Written problem
Starting with the first line of the data below, copy each line up to and including the one containing "import plotly.graph_objects as go". Pictures stay out.

Given information
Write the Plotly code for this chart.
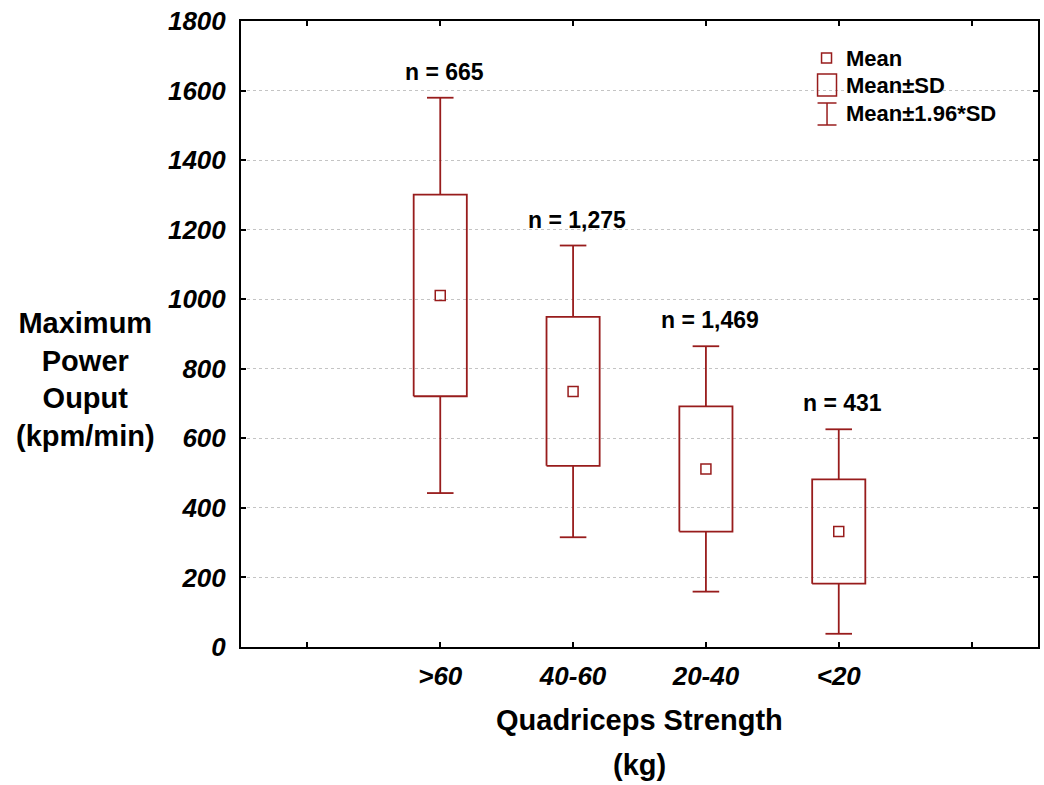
import plotly.graph_objects as go

# ---- data ----
categories = ["", ">60", "40-60", "20-40", "<20", ""]
groups = [">60", "40-60", "20-40", "<20"]
means = [1011, 735, 512, 332]
sds = [290, 214, 180, 150]
n_labels = ["n = 665", "n = 1,275", "n = 1,469", "n = 431"]
y_ticks = [0, 200, 400, 600, 800, 1000, 1200, 1400, 1600, 1800]

RED = "#981c1c"
FONT = "Liberation Sans, Arial, sans-serif"
BOX_HALF = 0.2
CAP_HALF = 0.1

pos = [categories.index(g) for g in groups]
q1 = [m - s for m, s in zip(means, sds)]
q3 = [m + s for m, s in zip(means, sds)]
lo = [m - 1.96 * s for m, s in zip(means, sds)]
hi = [m + 1.96 * s for m, s in zip(means, sds)]

# build box outlines and whiskers from the data arrays
bx, by, wx, wy = [], [], [], []
for p, a, b, l, h in zip(pos, q1, q3, lo, hi):
    bx += [p - BOX_HALF, p + BOX_HALF, p + BOX_HALF, p - BOX_HALF, p - BOX_HALF, None]
    by += [a, a, b, b, a, None]
    wx += [p, p, None, p - CAP_HALF, p + CAP_HALF, None,
           p, p, None, p - CAP_HALF, p + CAP_HALF, None]
    wy += [b, h, None, h, h, None, a, l, None, l, l, None]

fig = go.Figure()
fig.add_trace(go.Scatter(x=wx, y=wy, mode="lines", line=dict(color=RED, width=1.8),
                         showlegend=False, hoverinfo="skip"))
fig.add_trace(go.Scatter(x=bx, y=by, mode="lines", line=dict(color=RED, width=1.8),
                         showlegend=False, hoverinfo="skip"))
fig.add_trace(go.Scatter(
    x=pos, y=means, mode="markers",
    marker=dict(symbol="square-open", size=10, color=RED, line=dict(width=1.5, color=RED)),
    showlegend=False,
))

for p, h, t in zip(pos, hi, n_labels):
    fig.add_annotation(x=p, y=h, text=t, showarrow=False, yanchor="middle",
                       yshift=26, xshift=4,
                       font=dict(family=FONT, size=23, color="black", weight="bold"))

# plot-area geometry helpers (pixels -> paper)
L, R, T, B = 241, 1040, 21, 647
def px(x):
    return (x - L) / (R - L)
def py(y):
    return (B - y) / (B - T)

# legend drawn manually
leg_font = dict(family=FONT, size=22, color="black", weight="bold")
fig.add_shape(type="rect", xref="paper", yref="paper",
              x0=px(823), x1=px(833), y0=py(63), y1=py(53),
              line=dict(color=RED, width=1.5))
fig.add_shape(type="rect", xref="paper", yref="paper",
              x0=px(819), x1=px(838), y0=py(96), y1=py(74),
              line=dict(color=RED, width=1.5))
for seg in [((819, 103), (838, 103)), ((819, 125), (838, 125)), ((828.5, 103), (828.5, 125))]:
    fig.add_shape(type="line", xref="paper", yref="paper",
                  x0=px(seg[0][0]), y0=py(seg[0][1]), x1=px(seg[1][0]), y1=py(seg[1][1]),
                  line=dict(color=RED, width=1.5))
for txt, yy in [("Mean", 58), ("Mean±SD", 85), ("Mean±1.96*SD", 113)]:
    fig.add_annotation(xref="paper", yref="paper", x=px(846), y=py(yy), text=txt,
                       showarrow=False, xanchor="left", yanchor="middle", font=leg_font)

# axis titles
title_font = dict(family=FONT, size=29, color="black", weight="bold")
fig.add_annotation(xref="paper", yref="paper", x=px(85), y=py(379),
                   text="Maximum<br>Power<br>Ouput<br>(kpm/min)", showarrow=False,
                   xanchor="center", yanchor="middle", align="center", font=title_font)
fig.add_annotation(xref="paper", yref="paper", x=0.5, y=py(720),
                   text="Quadriceps Strength", showarrow=False,
                   xanchor="center", yanchor="middle", font=title_font)
fig.add_annotation(xref="paper", yref="paper", x=0.5, y=py(765),
                   text="(kg)", showarrow=False,
                   xanchor="center", yanchor="middle", font=title_font)

tick_font = dict(family=FONT, size=26, color="black", weight="bold", style="italic")
fig.update_xaxes(
    range=[-0.5, len(categories) - 0.5], tickvals=list(range(len(categories))),
    ticktext=categories, showgrid=False, zeroline=False,
    showline=True, linecolor="black", linewidth=2, mirror="ticks",
    ticks="inside", ticklen=5, tickwidth=1.5, tickcolor="black",
    tickfont=tick_font, ticklabelstandoff=5,
)
fig.update_yaxes(
    range=[0, 1800], tickvals=y_ticks, showgrid=True, gridcolor="#c4c4c4",
    gridwidth=1, griddash="dot", zeroline=False,
    showline=True, linecolor="black", linewidth=2, mirror="ticks",
    ticks="inside", ticklen=5, tickwidth=1.5, tickcolor="black",
    tickfont=tick_font, ticklabelstandoff=8,
)
fig.update_layout(
    width=1044, height=785,
    margin=dict(l=L, r=1044 - R, t=T, b=785 - B),
    paper_bgcolor="white", plot_bgcolor="white",
    font=dict(family=FONT), showlegend=False,
)
fig.write_html("out.html")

Response
Write the Plotly code for this chart.
import plotly.graph_objects as go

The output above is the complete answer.